A Málaga está viniendo gente a decirnos cosas bonitas. Que si somos muy guapos, muy ricos, muy salaos, muy tecnológicos, muy marcianos, muy interesantes... Vaya, que somos un partidazo. Somos la niña mona del baile de fin de curso de las películas americanas. Todos quieren ser los reyes de nuestra mano. Pero tenemos un problema, y es que nos pasamos más tiempo buscándonos los defectos que apreciando las virtudes. Es un mal endémico del malaguita medio.
Hoy presento una teoría basada en las percepciones. La teoría de que Málaga es una ciudad que siempre ha estado acompañada del complejo. Al menos desde los años 50, que es cuando me contaban mis mayores que tenían conciencia de los primeros. Luego me ha tocado a mí vivir otros dos momentos. Aquí van los tres complejos de Málaga en los últimos 70 años.
Primer complejo: la rivalidad con Granada. Esto se enmarca en los años previos a la autonomía, cuando Málaga buscaba compararse con su alrededor y lo hacía, ni más ni menos, que con la ciudad de la Alhambra. El conflicto era político y deportivo -como si hubiera diferencias- y más de uno salía o entraba por las Pedrizas con una luna del coche hecha añicos. Eran otros tiempos. La rivalidad fue desapareciendo cuando Málaga, en torno a los 80, decidió que esa rivalidad no tenía mucho más que dar de sí y decidió virar el periscopio.
Segundo complejo: la rivalidad con Sevilla. A Málaga le tocó, a raíz de la autonomía andaluza, poner cara de enfado mirando hacia la capital de la comunidad. Fue una cosa que empezó en los 80 y se fue agravando y avinagrando. El complejo con Sevilla era tremendamente curioso, porque los sevillanos -como excelentes chovinistas- nos hacían de menos. No era para otra cosa: capital de Andalucía, con las instituciones -y sus funcionarios- allí y con el importante motor económico que supuso que la cúpula del PSOE y de las instituciones públicas coincidieran.
Tercer complejo: el propio. El malagueño ha dejado atrás, muy atrás el complejo con Sevilla. Quizá nos queda el futbolero, pero cada vez somos más los que -irracionalmente- celebramos las UEFA que gana el Sevilla. Sin embargo, superado el tremendo complejo que el malagueño tenía con el vecino sevillano, ahora nos hemos quedado sin nada con lo que jugar. Sólo con nosotros mismos.
En Málaga no nos queremos acabar de creer eso de que seremos el motor de la recuperación de Andalucía. Nos cuesta darnos cuenta de que, sin el excesivo dopaje de lo público, el tejido empresarial es cada vez más sólido y consistente. Que somos una ciudad de servicios, pero que cada vez estamos teniendo más predicamento en el entorno tecnológico internacional. Que en 1970 en la capital vivían 350.000 personas y hoy, 50 años más tarde, vamos camino de los 600.000.

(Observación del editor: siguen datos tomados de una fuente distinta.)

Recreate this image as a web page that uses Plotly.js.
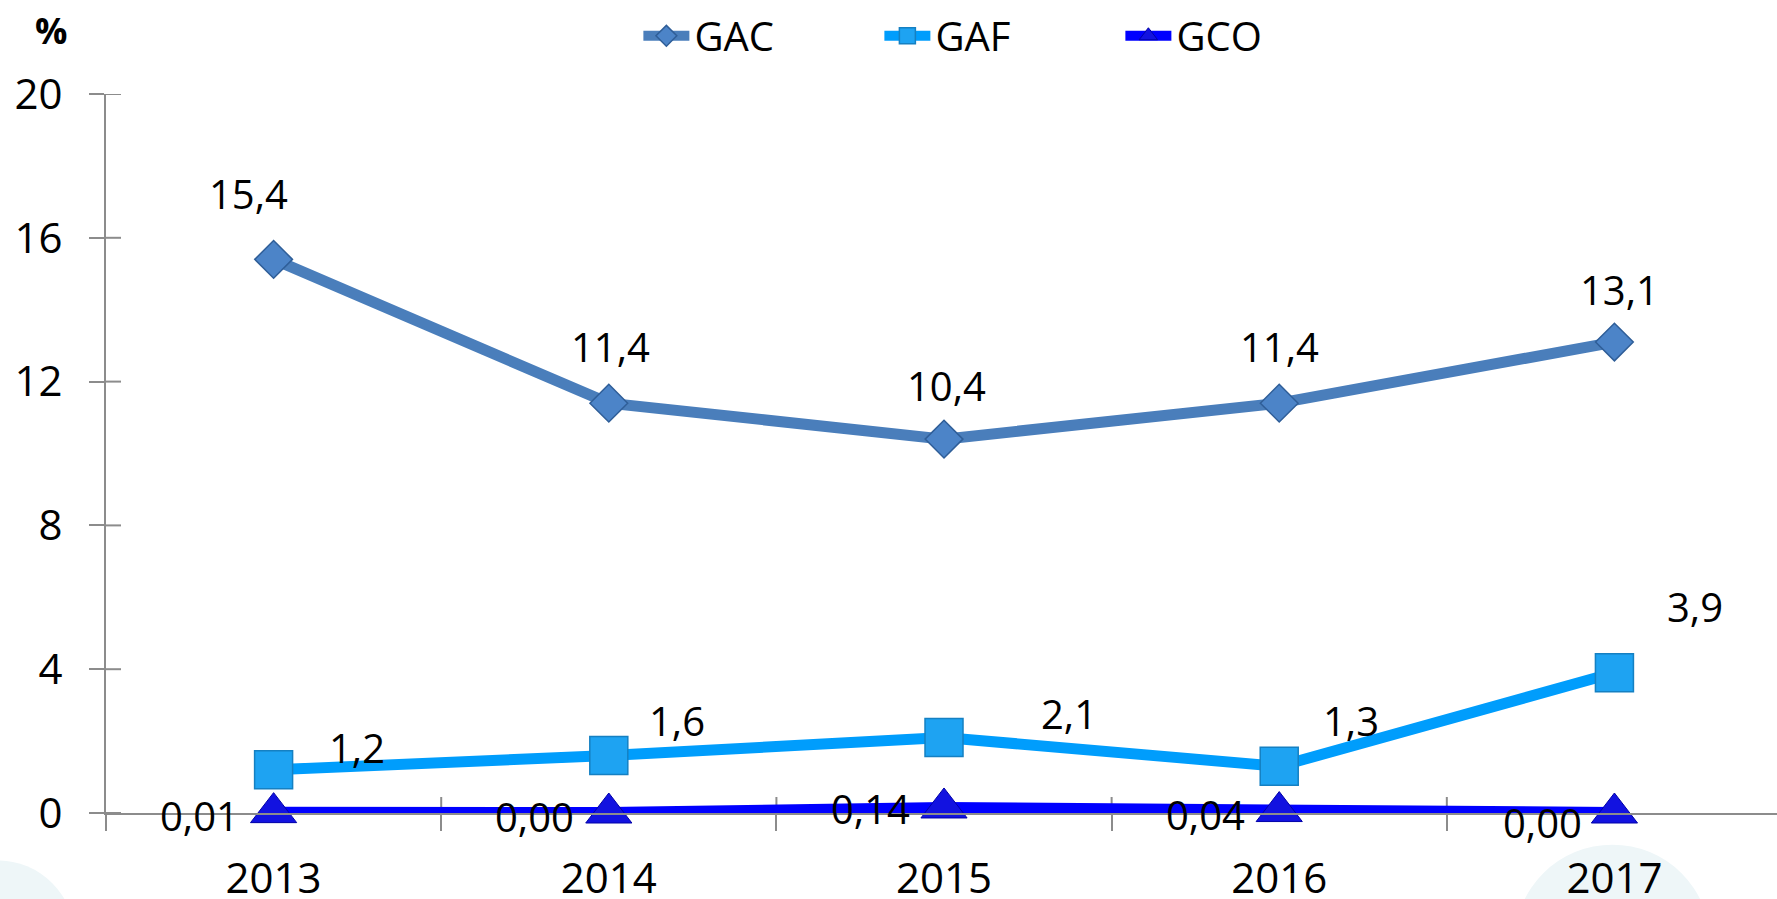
<!DOCTYPE html>
<html>
<head>
<meta charset="utf-8">
<script src="https://cdn.plot.ly/plotly-3.0.1.min.js"></script>
<style>html,body{margin:0;padding:0;background:#fff;}#chart{width:1777px;height:899px;}</style>
</head>
<body>
<div id="chart"></div>
<script>
// ---- data ----
var years = ['2013', '2014', '2015', '2016', '2017'];
var gac = [15.4, 11.4, 10.4, 11.4, 13.1];
var gaf = [1.2, 1.6, 2.1, 1.3, 3.9];
var gco = [0.01, 0.00, 0.14, 0.04, 0.00];
var gacLabels = ['15,4', '11,4', '10,4', '11,4', '13,1'];
var gafLabels = ['1,2', '1,6', '2,1', '1,3', '3,9'];
var gcoLabels = ['0,01', '0,00', '0,14', '0,04', '0,00'];
var seriesNames = ['GAC', 'GAF', 'GCO'];
var yTicks = [0, 4, 8, 12, 16, 20];

// ---- label offsets (style, px) ----
var gacShift = [[-25, 66], [2, 57], [2, 54], [0, 57], [5, 53]];
var gafShift = [[83, 22], [68, 35], [125, 24], [72, 46], [81, 66]];
var gcoShift = [[-74, -3], [-74, -3], [-74, -1], [-74, -3], [-72, -9]];

var FONT = 'Open Sans, Noto Sans, sans-serif';
var PLOT_W = 1671, PLOT_H = 719;

var traces = [
  {
    x: years, y: gac, name: seriesNames[0], type: 'scatter', mode: 'lines+markers',
    cliponaxis: false,
    line: {color: '#4A7EBB', width: 11},
    marker: {symbol: 'diamond', size: 29, color: '#4C84C8', line: {color: '#2F5E98', width: 1.5}}
  },
  {
    x: years, y: gaf, name: seriesNames[1], type: 'scatter', mode: 'lines+markers',
    cliponaxis: false,
    line: {color: '#009DFC', width: 11},
    marker: {symbol: 'square', size: 38, color: '#1EA3F2', line: {color: '#1580C2', width: 1.5}}
  },
  {
    x: years, y: gco, name: seriesNames[2], type: 'scatter', mode: 'lines+markers',
    cliponaxis: false,
    line: {color: '#0000FF', width: 12},
    marker: {symbol: 'triangle-up', size: 40, color: '#1212E0', line: {color: '#0000A8', width: 1}}
  }
];

var annotations = [];
function addLabels(vals, labels, shifts) {
  for (var i = 0; i < years.length; i++) {
    annotations.push({
      x: i, y: vals[i], xref: 'x', yref: 'y', text: labels[i], showarrow: false,
      xanchor: 'center', yanchor: 'middle',
      xshift: shifts[i][0], yshift: shifts[i][1],
      font: {family: FONT, size: 40, color: '#000'}
    });
  }
}
addLabels(gac, gacLabels, gacShift);
addLabels(gaf, gafLabels, gafShift);
addLabels(gco, gcoLabels, gcoShift);

annotations.push({
  xref: 'paper', yref: 'paper', x: -0.033, y: 1.089, text: '<b>%</b>', showarrow: false,
  xanchor: 'center', yanchor: 'middle', font: {family: FONT, size: 36, color: '#000'}
});

var axisGrey = '#8C8C8C';

// decorative background blobs and the inner halves of the crossing tick marks
var shapes = [
  {type: 'circle', xref: 'paper', yref: 'paper', x0: -0.111, x1: -0.0186, y0: -0.282, y1: -0.066,
   fillcolor: '#EEF6F8', line: {width: 0}, layer: 'below'},
  {type: 'circle', xref: 'paper', yref: 'paper', x0: 0.843, x1: 0.960, y0: -0.315, y1: -0.044,
   fillcolor: '#EEF6F8', line: {width: 0}, layer: 'below'}
];
for (var b = 1; b < years.length; b++) {
  shapes.push({type: 'line', xref: 'x', yref: 'paper', x0: b - 0.5, x1: b - 0.5, y0: 0, y1: 16 / PLOT_H,
    line: {color: axisGrey, width: 2}, layer: 'below'});
}
yTicks.forEach(function (t) {
  shapes.push({type: 'line', xref: 'paper', yref: 'y', x0: 0, x1: 15 / PLOT_W, y0: t, y1: t,
    line: {color: axisGrey, width: 2}, layer: 'below'});
});

var layout = {
  width: 1777, height: 899,
  margin: {l: 106, r: 0, t: 94, b: 86, pad: 0},
  paper_bgcolor: '#FFFFFF', plot_bgcolor: 'rgba(0,0,0,0)',
  font: {family: FONT, size: 42, color: '#000'},
  showlegend: true,
  legend: {
    orientation: 'h', x: 0.3186, xanchor: 'left', y: 1.081, yanchor: 'middle',
    font: {family: FONT, size: 40, color: '#000'},
    entrywidth: 180, itemwidth: 46, bgcolor: 'rgba(0,0,0,0)'
  },
  xaxis: {
    type: 'category', range: [-0.5, 4.485], fixedrange: true,
    showline: true, linecolor: axisGrey, linewidth: 2,
    showgrid: false, zeroline: false,
    ticks: 'outside', ticklen: 16, tickwidth: 2, tickcolor: axisGrey,
    tickson: 'boundaries', ticklabelstandoff: 28,
    tickfont: {family: FONT, size: 42, color: '#000'}
  },
  yaxis: {
    range: [0, 20], tickvals: yTicks, fixedrange: true,
    showline: true, linecolor: axisGrey, linewidth: 2,
    showgrid: false, zeroline: false,
    ticks: 'outside', ticklen: 15, tickwidth: 2, tickcolor: axisGrey,
    ticklabelstandoff: 18,
    tickfont: {family: FONT, size: 42, color: '#000'}
  },
  shapes: shapes,
  annotations: annotations
};

Plotly.newPlot('chart', traces, layout, {staticPlot: true, displayModeBar: false});
</script>
</body>
</html>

Por eso, el complejo más importante del malagueño de hoy en día es el de enfrentarse a una realidad apabullante. Algo que uno sólo ve cuando vienen de fuera y se lo dicen. Pero no somos capaces, todavía, de ver que en Málaga están dándose todos los ingredientes para que el futuro pivote, y el eje Madrid-Barcelona tenga, al menos, que mirar hacia la Costa del Sol.
Esta es sólo una reflexión a vuelapluma. Obviamente, quitarse el complejo no implica caer en el triunfalismo barato. Hay un punto intermedio, el de la certeza crítica. Ahí es donde debemos encontrarnos.